Guerra Junqueiro, deve, pelo seu exemplo de coragem moral, ser um exemplo para todos os homens, especialmente para todos aqueles que ainda hoje não se cansam de apontar o seu livro abjurado, como uma seta contra Deus e contra a Igreja.
Ao fazê-lo estão no seu direito, mas este passo à hora da morte contado por João Grave não pode deixar de ser considerado a favor da alma do grande poeta.
Com efeito não podemos esquecer o que disse naquela hora final o  autor da Velhice do Padre Eterno, como no-lo transmite o confidente e prefaciador de O Caminho do Céu, no qual a figura do “peregrino” é nem mais nem menos que o retrato psicológico e espiritual de Guerra Junqueiro, que põe a cantar uma voz de anjo embaladora, enquanto o “peregrino” cansado da jornada do mundo adormece.

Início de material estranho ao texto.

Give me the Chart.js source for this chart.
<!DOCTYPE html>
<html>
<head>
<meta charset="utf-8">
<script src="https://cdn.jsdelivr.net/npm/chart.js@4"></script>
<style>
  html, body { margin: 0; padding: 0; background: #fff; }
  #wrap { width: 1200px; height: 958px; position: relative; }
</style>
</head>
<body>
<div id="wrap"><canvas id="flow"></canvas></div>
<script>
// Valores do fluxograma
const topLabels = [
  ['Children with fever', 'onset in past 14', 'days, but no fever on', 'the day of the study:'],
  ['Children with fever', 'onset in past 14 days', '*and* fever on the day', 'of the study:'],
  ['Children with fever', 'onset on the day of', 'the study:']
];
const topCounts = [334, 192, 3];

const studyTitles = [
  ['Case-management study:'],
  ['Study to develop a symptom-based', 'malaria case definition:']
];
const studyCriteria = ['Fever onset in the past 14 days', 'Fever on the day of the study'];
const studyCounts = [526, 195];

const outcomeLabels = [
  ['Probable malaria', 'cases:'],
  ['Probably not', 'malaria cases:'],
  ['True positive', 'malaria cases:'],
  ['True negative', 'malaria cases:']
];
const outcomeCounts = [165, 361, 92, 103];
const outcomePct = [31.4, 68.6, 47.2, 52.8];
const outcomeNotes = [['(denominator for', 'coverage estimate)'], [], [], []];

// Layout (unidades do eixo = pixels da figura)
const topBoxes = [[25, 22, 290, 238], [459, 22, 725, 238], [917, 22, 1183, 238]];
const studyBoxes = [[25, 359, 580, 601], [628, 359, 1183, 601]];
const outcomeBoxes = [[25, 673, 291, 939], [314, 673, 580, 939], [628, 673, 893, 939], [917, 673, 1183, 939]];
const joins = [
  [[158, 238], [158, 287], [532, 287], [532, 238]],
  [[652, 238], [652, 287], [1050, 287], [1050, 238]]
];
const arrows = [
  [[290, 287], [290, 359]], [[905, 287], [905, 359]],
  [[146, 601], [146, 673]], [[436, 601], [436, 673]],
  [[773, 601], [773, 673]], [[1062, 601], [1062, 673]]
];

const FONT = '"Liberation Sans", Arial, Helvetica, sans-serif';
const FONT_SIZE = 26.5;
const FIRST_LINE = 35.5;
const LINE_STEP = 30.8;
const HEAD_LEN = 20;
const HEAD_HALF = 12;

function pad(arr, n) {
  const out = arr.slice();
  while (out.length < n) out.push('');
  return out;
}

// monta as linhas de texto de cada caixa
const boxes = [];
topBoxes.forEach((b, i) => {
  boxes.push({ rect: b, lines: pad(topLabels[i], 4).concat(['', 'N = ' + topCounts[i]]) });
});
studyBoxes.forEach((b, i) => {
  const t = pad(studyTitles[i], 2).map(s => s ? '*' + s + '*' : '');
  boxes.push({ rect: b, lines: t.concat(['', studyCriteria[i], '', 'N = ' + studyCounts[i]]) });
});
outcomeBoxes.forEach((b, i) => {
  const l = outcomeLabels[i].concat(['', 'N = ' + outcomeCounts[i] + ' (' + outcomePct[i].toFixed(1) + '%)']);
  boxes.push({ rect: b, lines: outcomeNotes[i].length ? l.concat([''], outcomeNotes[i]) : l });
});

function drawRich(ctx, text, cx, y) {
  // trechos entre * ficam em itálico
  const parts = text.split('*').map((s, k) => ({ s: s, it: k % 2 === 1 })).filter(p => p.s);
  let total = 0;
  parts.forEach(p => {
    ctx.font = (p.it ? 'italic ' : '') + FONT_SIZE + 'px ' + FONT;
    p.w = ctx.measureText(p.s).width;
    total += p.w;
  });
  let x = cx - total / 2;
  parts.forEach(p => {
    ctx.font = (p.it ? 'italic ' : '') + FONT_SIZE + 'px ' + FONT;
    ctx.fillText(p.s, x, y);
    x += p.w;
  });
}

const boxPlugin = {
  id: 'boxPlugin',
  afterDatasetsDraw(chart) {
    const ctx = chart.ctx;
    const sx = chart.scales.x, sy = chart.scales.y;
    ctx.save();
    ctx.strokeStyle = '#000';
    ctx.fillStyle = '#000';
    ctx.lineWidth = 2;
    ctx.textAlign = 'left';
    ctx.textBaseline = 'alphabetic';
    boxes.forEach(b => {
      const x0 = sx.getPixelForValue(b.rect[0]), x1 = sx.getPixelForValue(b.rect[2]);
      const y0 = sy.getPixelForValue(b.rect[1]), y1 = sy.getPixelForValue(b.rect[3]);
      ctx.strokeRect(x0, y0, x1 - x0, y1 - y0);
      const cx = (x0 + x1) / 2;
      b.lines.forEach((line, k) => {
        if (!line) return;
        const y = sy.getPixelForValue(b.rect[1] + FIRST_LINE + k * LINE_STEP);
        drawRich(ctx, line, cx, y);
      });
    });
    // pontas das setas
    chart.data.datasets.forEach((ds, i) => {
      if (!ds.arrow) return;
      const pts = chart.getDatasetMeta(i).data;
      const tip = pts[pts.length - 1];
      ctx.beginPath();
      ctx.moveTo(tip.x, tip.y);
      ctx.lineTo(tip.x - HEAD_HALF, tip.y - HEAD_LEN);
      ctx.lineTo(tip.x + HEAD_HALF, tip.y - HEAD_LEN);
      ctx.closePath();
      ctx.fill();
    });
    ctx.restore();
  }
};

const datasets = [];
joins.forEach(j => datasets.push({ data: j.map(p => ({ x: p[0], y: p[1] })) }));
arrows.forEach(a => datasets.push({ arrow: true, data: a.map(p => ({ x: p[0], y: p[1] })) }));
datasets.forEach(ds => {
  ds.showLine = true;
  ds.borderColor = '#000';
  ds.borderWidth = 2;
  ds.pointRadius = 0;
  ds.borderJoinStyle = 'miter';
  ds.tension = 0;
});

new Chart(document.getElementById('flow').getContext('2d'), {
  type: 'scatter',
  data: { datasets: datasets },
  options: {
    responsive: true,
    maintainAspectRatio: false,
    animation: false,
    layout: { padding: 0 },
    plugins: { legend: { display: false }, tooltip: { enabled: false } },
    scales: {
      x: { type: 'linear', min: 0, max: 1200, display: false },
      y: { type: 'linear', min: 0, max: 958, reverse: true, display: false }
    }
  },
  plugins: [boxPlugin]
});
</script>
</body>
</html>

Cantava assim a voz angelical:
Dei a volta ao mundo de olhos deslumbrados,
Esplendendo estrelas, radiações a flux…
Queimaram-me os olhos, por os ver doirados,
Fizeram meus olhos carvões calcinados,
Pagaram com trevas, esmolas de luz.

A sublimidade destes versos levam-nos a concluir que o “peregrino” dera a volta a um mundo muito seu, num adente desejo de irradiar beleza esplendendo estrelas, radiações a flux... só que o mundo real lhe pagou com trevas as esmolas de luz que ele levava para dar.
Guerra Junqueiro, o grande criador de beleza de uma poesia imorredoira morreu, arrependido de um que tinha consciência de ter feito, mas porque esta "confissão" não chegou onde devia, continuou a pagar os desmandos literários que teve contra a Igreja.
O mundo é assim.
Costuma pagar com trevas aos incautos a quem muitas vezes queima os olhos, porque é difícil encarar de frente com olhos límpidos os que costumam ser, num dia qualquer, o espelho das suas almas, como aconteceu com Guerra Junqueiro naquela tarde portuense, na Rua de Santa Catarina.

(1) - Trata-se da vila de Freixo de Espada à cinta, onde Guerra Junqueiro nasceu em 17 de Setembro de 1850.